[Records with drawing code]
* Start *

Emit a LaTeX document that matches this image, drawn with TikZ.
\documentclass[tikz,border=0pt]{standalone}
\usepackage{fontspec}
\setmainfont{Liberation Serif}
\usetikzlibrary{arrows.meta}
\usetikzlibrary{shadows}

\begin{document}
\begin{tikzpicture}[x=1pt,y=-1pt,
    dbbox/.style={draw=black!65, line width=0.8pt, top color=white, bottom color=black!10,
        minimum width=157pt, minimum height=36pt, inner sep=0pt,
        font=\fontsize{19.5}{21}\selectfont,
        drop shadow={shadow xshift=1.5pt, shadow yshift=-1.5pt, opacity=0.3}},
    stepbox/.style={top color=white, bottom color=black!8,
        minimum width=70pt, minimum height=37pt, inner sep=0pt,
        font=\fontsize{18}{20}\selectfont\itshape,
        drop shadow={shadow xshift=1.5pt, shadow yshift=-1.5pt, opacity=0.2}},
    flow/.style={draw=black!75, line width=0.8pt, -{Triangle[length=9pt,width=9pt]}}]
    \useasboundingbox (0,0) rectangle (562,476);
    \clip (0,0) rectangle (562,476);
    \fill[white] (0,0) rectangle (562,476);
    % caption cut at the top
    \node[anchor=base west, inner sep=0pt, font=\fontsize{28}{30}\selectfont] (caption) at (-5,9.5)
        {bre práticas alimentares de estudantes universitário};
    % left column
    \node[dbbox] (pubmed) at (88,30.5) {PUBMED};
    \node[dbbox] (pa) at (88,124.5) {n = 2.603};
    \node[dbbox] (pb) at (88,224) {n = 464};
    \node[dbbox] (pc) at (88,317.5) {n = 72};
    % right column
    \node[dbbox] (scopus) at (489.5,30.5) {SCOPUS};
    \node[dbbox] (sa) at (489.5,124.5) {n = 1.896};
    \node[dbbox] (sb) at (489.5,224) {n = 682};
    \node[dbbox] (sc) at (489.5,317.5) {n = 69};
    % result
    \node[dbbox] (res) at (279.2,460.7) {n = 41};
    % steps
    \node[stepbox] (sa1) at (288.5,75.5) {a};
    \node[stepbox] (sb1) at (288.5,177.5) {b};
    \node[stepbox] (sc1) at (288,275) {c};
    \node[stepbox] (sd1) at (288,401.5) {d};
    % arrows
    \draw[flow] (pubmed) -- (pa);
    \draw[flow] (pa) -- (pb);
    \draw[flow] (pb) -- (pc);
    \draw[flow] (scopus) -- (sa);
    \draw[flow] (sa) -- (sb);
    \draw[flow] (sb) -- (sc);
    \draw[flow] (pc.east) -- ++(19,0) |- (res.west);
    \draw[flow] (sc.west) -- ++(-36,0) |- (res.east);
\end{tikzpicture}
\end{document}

* End *
* Start *

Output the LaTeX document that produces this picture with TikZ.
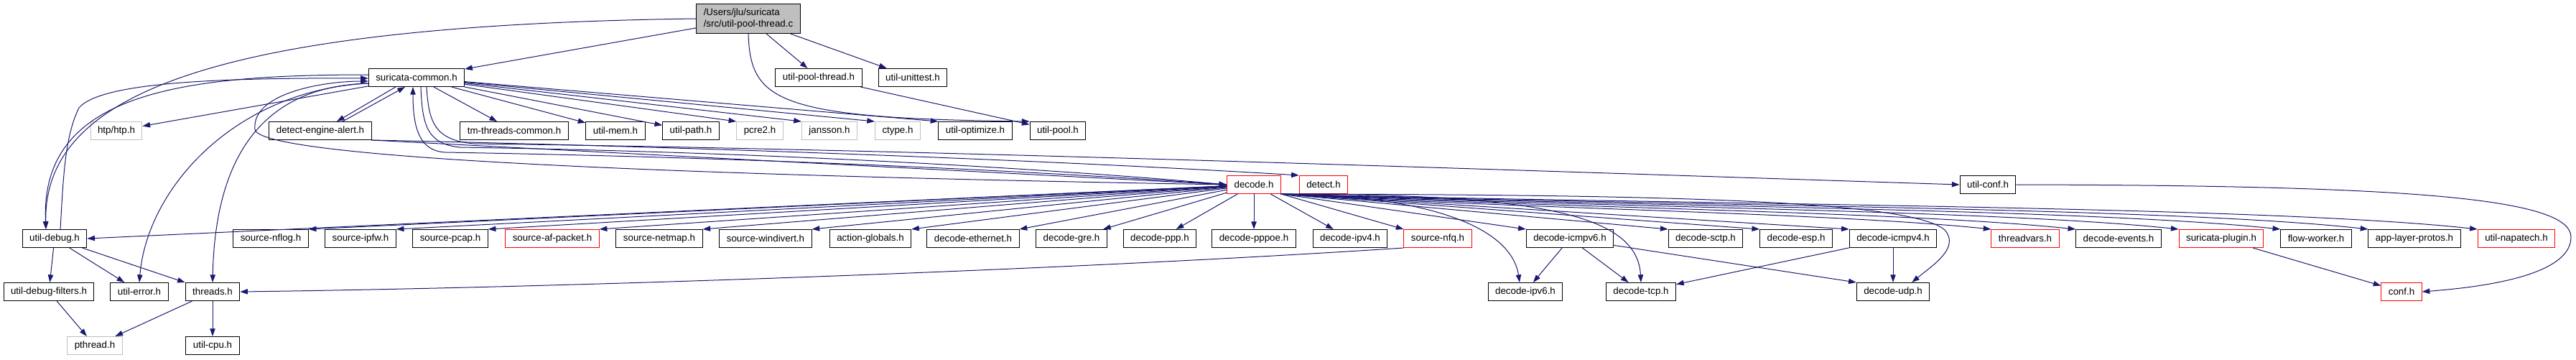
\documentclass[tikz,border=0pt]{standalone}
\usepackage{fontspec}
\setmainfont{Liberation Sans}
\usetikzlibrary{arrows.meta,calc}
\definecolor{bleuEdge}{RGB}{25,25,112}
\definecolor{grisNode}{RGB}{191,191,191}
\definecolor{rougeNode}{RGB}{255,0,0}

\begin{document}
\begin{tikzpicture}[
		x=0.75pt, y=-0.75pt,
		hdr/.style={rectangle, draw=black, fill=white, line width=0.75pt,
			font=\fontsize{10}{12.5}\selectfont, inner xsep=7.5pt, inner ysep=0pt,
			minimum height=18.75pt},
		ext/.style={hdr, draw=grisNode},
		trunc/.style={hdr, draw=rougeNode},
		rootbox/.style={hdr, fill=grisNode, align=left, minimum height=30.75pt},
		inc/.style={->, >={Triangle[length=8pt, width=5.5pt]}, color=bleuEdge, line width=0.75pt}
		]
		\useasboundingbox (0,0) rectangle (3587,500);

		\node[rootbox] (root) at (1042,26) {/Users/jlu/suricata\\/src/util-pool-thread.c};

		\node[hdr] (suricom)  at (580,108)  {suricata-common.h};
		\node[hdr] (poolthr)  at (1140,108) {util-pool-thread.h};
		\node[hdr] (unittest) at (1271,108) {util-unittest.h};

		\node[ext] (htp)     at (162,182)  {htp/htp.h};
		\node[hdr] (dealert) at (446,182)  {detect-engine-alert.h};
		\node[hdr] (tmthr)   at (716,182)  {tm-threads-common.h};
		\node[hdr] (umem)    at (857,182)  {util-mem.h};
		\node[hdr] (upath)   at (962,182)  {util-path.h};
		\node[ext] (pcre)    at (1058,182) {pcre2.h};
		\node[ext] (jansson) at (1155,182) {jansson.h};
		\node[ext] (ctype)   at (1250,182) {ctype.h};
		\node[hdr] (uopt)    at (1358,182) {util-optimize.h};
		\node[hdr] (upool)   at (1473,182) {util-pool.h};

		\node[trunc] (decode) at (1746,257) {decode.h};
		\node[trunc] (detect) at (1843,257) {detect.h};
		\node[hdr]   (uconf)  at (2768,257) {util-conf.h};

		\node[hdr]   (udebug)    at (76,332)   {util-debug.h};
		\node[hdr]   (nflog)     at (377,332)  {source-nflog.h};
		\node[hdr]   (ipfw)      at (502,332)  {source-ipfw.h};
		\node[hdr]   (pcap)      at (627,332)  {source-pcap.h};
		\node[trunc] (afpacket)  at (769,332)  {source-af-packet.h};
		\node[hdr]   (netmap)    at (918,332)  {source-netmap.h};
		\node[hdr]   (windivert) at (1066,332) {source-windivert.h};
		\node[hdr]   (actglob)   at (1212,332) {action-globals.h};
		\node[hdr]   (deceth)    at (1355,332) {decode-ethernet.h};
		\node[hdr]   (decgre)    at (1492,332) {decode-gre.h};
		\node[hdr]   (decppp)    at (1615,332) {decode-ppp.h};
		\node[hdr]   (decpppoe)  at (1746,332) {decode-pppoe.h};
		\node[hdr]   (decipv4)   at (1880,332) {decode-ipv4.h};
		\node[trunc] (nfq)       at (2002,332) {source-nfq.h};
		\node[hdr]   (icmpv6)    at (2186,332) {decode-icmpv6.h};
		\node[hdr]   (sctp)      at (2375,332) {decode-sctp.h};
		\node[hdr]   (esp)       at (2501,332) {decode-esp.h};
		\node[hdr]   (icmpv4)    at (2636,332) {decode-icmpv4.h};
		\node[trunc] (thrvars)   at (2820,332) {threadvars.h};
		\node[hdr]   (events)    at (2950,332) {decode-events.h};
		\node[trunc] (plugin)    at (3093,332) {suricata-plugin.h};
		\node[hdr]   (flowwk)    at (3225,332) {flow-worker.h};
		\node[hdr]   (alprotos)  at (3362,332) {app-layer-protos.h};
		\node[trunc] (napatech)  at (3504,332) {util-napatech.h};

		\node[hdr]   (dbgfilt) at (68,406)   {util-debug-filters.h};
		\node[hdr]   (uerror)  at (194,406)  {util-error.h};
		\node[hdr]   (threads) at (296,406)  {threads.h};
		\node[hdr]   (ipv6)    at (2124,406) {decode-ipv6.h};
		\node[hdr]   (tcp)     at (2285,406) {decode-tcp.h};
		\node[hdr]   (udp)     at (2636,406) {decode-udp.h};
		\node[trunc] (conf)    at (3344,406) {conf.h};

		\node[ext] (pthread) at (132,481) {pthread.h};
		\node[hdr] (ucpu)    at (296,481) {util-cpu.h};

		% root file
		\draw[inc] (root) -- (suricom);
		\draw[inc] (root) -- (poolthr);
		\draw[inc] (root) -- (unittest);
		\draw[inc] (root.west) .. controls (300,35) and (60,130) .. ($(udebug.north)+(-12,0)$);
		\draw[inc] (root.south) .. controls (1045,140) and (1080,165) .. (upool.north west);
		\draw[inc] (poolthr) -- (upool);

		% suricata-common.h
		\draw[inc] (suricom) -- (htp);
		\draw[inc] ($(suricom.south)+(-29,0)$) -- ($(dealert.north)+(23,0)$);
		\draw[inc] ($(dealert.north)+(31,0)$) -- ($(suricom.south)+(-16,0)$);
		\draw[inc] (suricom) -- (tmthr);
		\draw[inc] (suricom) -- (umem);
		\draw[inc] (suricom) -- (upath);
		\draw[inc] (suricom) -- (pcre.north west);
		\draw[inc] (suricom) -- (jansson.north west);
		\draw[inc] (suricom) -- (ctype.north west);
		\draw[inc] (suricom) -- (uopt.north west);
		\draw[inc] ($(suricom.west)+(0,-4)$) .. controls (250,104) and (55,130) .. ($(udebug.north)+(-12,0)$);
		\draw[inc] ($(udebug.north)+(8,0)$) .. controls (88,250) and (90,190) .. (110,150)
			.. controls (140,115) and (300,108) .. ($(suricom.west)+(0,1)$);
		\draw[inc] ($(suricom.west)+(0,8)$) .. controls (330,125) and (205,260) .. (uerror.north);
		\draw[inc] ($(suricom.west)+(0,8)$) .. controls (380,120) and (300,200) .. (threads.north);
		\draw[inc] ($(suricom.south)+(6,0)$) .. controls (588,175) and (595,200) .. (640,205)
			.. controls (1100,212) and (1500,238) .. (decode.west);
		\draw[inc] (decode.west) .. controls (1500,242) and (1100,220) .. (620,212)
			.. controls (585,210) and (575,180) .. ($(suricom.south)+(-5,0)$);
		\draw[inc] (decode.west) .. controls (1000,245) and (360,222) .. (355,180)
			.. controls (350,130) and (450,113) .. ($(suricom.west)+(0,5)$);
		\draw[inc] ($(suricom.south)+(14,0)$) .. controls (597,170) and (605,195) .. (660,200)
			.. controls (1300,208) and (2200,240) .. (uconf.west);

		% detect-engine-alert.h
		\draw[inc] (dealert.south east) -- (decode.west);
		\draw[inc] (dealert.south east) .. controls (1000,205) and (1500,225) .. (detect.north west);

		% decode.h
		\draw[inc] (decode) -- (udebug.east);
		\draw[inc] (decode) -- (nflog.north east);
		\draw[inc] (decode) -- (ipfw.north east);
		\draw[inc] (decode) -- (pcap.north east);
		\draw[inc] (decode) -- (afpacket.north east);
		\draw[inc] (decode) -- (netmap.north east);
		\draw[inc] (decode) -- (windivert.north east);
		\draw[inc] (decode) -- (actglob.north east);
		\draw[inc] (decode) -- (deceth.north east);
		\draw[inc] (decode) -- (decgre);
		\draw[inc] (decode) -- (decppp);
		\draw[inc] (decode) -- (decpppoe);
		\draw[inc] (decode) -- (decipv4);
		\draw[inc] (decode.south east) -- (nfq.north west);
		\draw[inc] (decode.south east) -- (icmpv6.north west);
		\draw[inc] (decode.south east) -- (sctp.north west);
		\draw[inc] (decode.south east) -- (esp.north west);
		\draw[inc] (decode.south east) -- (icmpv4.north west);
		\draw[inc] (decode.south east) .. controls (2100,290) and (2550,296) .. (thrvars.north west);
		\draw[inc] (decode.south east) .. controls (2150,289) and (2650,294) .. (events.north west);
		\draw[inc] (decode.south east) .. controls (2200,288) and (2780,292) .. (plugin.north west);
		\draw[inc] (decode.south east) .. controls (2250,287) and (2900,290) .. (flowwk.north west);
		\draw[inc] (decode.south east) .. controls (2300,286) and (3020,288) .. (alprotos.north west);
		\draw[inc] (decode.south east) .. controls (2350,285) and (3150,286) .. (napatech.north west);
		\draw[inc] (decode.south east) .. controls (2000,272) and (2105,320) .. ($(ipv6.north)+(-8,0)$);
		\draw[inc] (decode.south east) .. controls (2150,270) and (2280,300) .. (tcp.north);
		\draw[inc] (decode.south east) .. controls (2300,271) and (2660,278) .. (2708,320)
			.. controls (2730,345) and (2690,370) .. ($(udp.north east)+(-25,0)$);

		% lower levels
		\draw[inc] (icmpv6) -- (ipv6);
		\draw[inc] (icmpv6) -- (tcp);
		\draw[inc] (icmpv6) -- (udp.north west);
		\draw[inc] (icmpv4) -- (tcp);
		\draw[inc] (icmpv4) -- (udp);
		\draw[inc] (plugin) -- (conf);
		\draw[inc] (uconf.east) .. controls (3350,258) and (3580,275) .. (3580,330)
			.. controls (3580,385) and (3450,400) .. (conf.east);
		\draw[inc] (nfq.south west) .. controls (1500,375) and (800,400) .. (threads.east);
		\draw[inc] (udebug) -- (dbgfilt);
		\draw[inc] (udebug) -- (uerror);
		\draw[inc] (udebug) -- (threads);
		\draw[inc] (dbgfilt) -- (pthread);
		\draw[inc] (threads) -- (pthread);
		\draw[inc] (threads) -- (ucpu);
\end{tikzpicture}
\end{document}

* End *

Exercise details: Pictures in the material above should be skipped; print exactly the lines from the one with "Output the LaTeX" through the one with "(root) at (1042,26)".

Output of the exercise:
Output the LaTeX document that produces this picture with TikZ.
\documentclass[tikz,border=0pt]{standalone}
\usepackage{fontspec}
\setmainfont{Liberation Sans}
\usetikzlibrary{arrows.meta,calc}
\definecolor{bleuEdge}{RGB}{25,25,112}
\definecolor{grisNode}{RGB}{191,191,191}
\definecolor{rougeNode}{RGB}{255,0,0}

\begin{document}
\begin{tikzpicture}[
		x=0.75pt, y=-0.75pt,
		hdr/.style={rectangle, draw=black, fill=white, line width=0.75pt,
			font=\fontsize{10}{12.5}\selectfont, inner xsep=7.5pt, inner ysep=0pt,
			minimum height=18.75pt},
		ext/.style={hdr, draw=grisNode},
		trunc/.style={hdr, draw=rougeNode},
		rootbox/.style={hdr, fill=grisNode, align=left, minimum height=30.75pt},
		inc/.style={->, >={Triangle[length=8pt, width=5.5pt]}, color=bleuEdge, line width=0.75pt}
		]
		\useasboundingbox (0,0) rectangle (3587,500);

		\node[rootbox] (root) at (1042,26) {/Users/jlu/suricata\\/src/util-pool-thread.c};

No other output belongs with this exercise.